The river at night belongs to me. Me, and my sturgeon kin, my heron pals, the moon, the frantic bugs that prick my face and arms. Those bugs force me to keep my mouth sealed: they dare me to swallow them.
The Hudson River is an arm of the Atlantic Ocean, pulling in and out with the tides the 154 miles from Manhattan to Albany. I’ve paddled the length of the river, from Schodack Island to Manhattan. Twice during a long, thrilling day, I’ve circumnavigated Manhattan. I know where the river spreads wide, to three miles, at Haverstraw Bay above the Tappan Zee Bridge, and where it drops deep at World’s End near West Point. I know what stretches are ugly with industry and where everything fades to green, like an untouched wilderness. But the section I know best is off of my home in the village of Tivoli. I know the houses on shore, where I’ll see a bald eagle or snapping turtle, and where my paddles will tangle in water chestnut. I have explored this reach at dawn and dusk, at high noon when I have to squint for the glare of the sun as it reflects off the smooth water, and through windy afternoons when whitecaps froth the surface of the water. I call this section, this reach of river, mine.
A reach is a stretch of river, measured by how far a navigator can see into the distance before a river takes a bend. There are long reaches on the Hudson, like the 13-mile Long Reach off the city of Poughkeepsie. The Tivoli Reach is but a thousand feet long. Rogers Reach, which exists in my imagination, stretches from the Saugerties Lighthouse to the South Tivoli Bay, a distance of about two miles.
I have gone to my reach for adventure, for solace, for inspiration. I have gone to know myself and to intimately know this big river. But in order to know my reach in all of its rich complexity, I needed to navigate the currents and eddies in the dark. Night is the realm of secrets, of animal instincts. I wanted the thrill of exploring by feel and taste and sound. And so at the end of a hot summer day, the sort that leaves me restless, even cranky, I slide my kayak into the water at 11 at night. The moon, obscured by clouds, is near full; the lights from the Saugerties Lighthouse blink across the way. I step into the summer-warmed water and slip into my boat.
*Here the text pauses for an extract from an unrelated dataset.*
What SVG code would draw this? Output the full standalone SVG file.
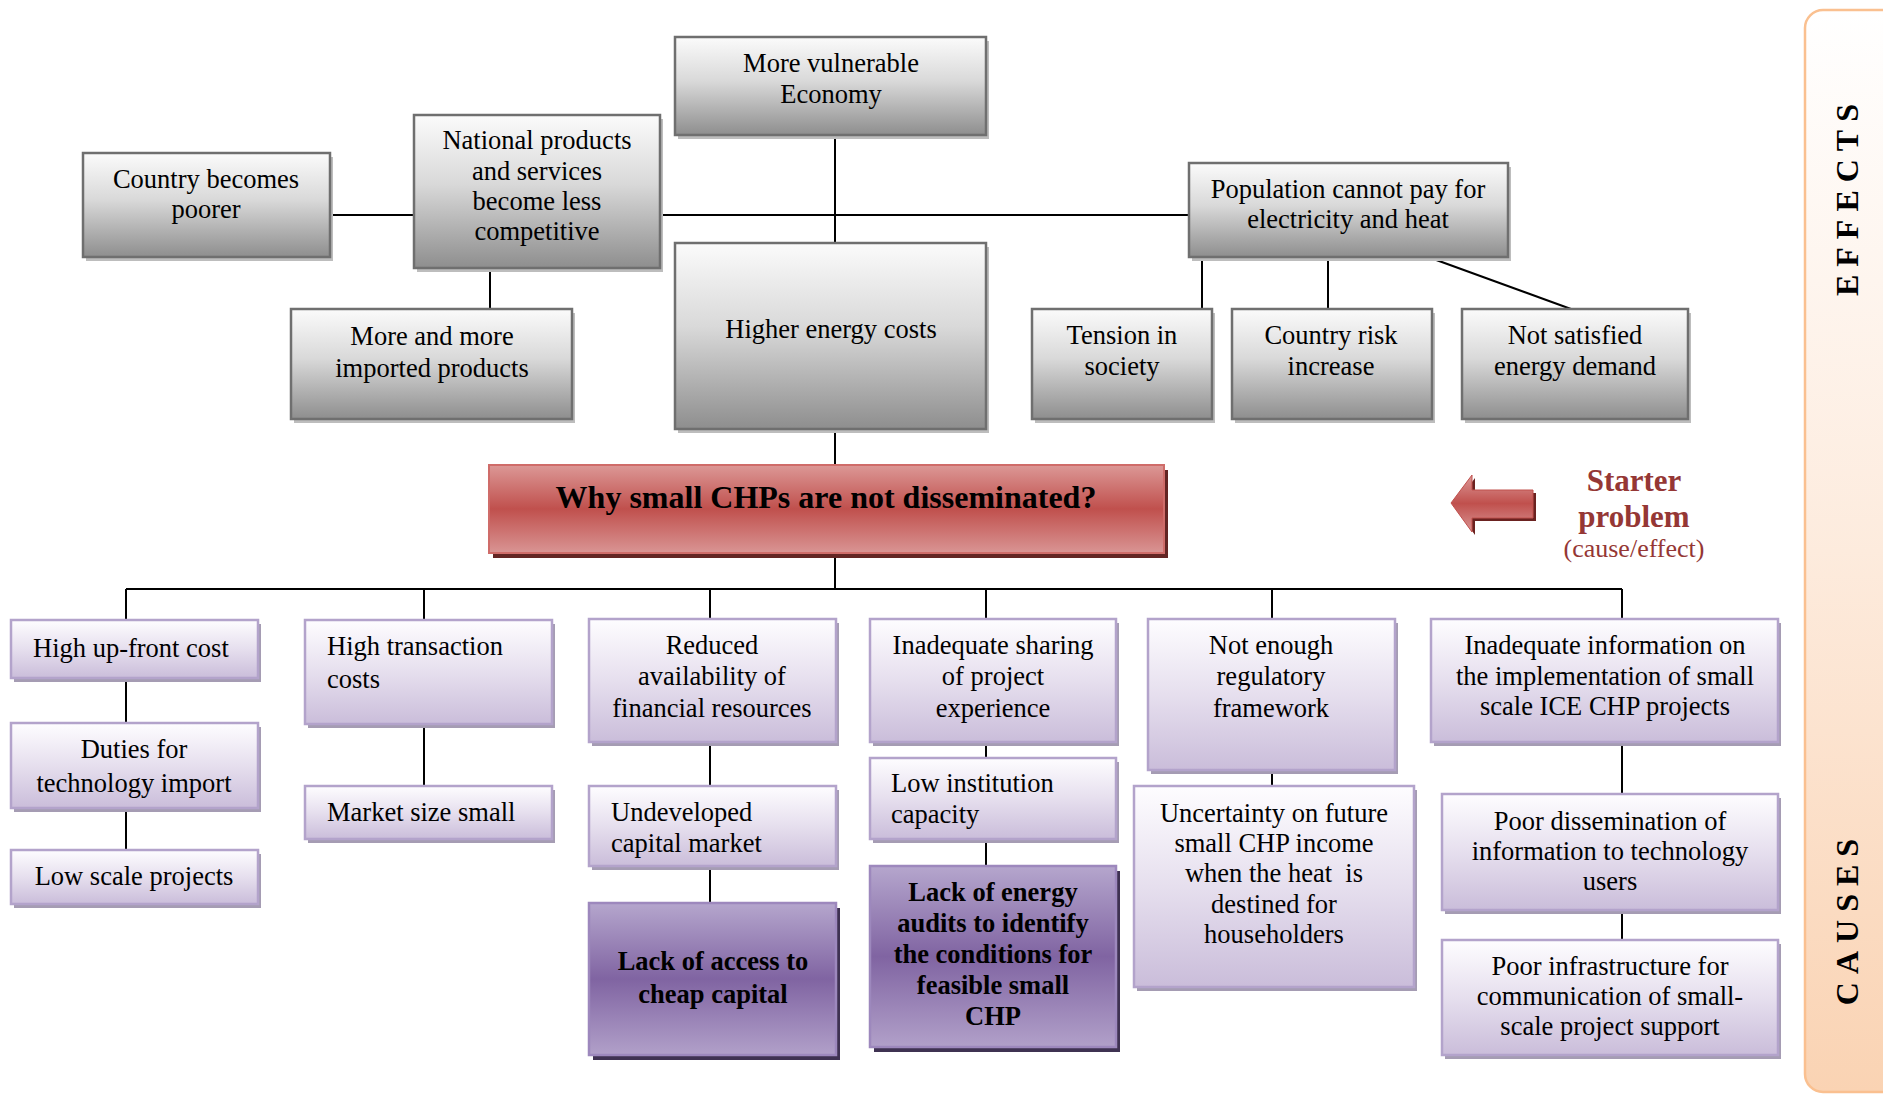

I leave the yellow lights of the village. I’m surrounded by ink from below and a cool black blanket from above. Tucking in near shore, I paddle in the shadows of the trees. My disorientation is complete; I stroke toward the middle of the river. I lose any sense of the depth of the water. Outside of the shipping channel, the river in my reach is relatively shallow, 10 feet deep or less in many places, but there in the night it feels like it drops hundreds of feet. I skim the surface as if on a high balance beam. My heart races. This fear has always been a part of my outdoor adventures. It’s the fear that keeps me alert, reminds me of the dangers, insists I keep a tight hold on this life.
As I near Magdalen Island, which lies huddled in the dark, the moon appears from behind the clouds to glow, a lopsided, orange-red ball. I hear voices, a low mumble carrying across the water. Perhaps someone is camping on the island? And then I spy a boat anchored on the far shore. I smell the faint perfume of a two-stroke engine, covering up the familiar mixture of creosote-laced water.
At the end of Magdalen a great blue heron drops out of a tree to croak its discontent; I’ve disturbed its roost for the night. I slush through the shallow water on the east side of the island. I hear the echo of a great horned owl across the North Tivoli Bay.
When I emerge from the cozy swatch of river wedged between the shore and the island, the shadows lift and I can see the shape of the shoreline and the shape of something large and unexpected on the water. A tug rumbles by, towing a long, invisible barge. A parade of fiery lights whooshes past. The wake of the barge rocks my slim kayak, a dizzying up and down.
I make my way back north. Smack. Something strikes the hull of my boat. I cry out in alarm before I realize: it’s a fish. I imagine a long, primitive sturgeon making its way through the dark, shallow waters.
I stroke against the outgoing tide. An Amtrak train interrupts the silence, its horn long and insistent. The rumble seems to shake the foundation of the river until it calms once again.
I swing out wide to avoid the remains of a 19th century dock. The lights of Tivoli beckon. I glide toward the shore between two boulders and bring my kayak to rest on the gravel shoreline.
The river has worked its magic: the heat of the day has been replaced by the lights on shore, the lopsided orange moon, a rush of excitement at the slap of a fish.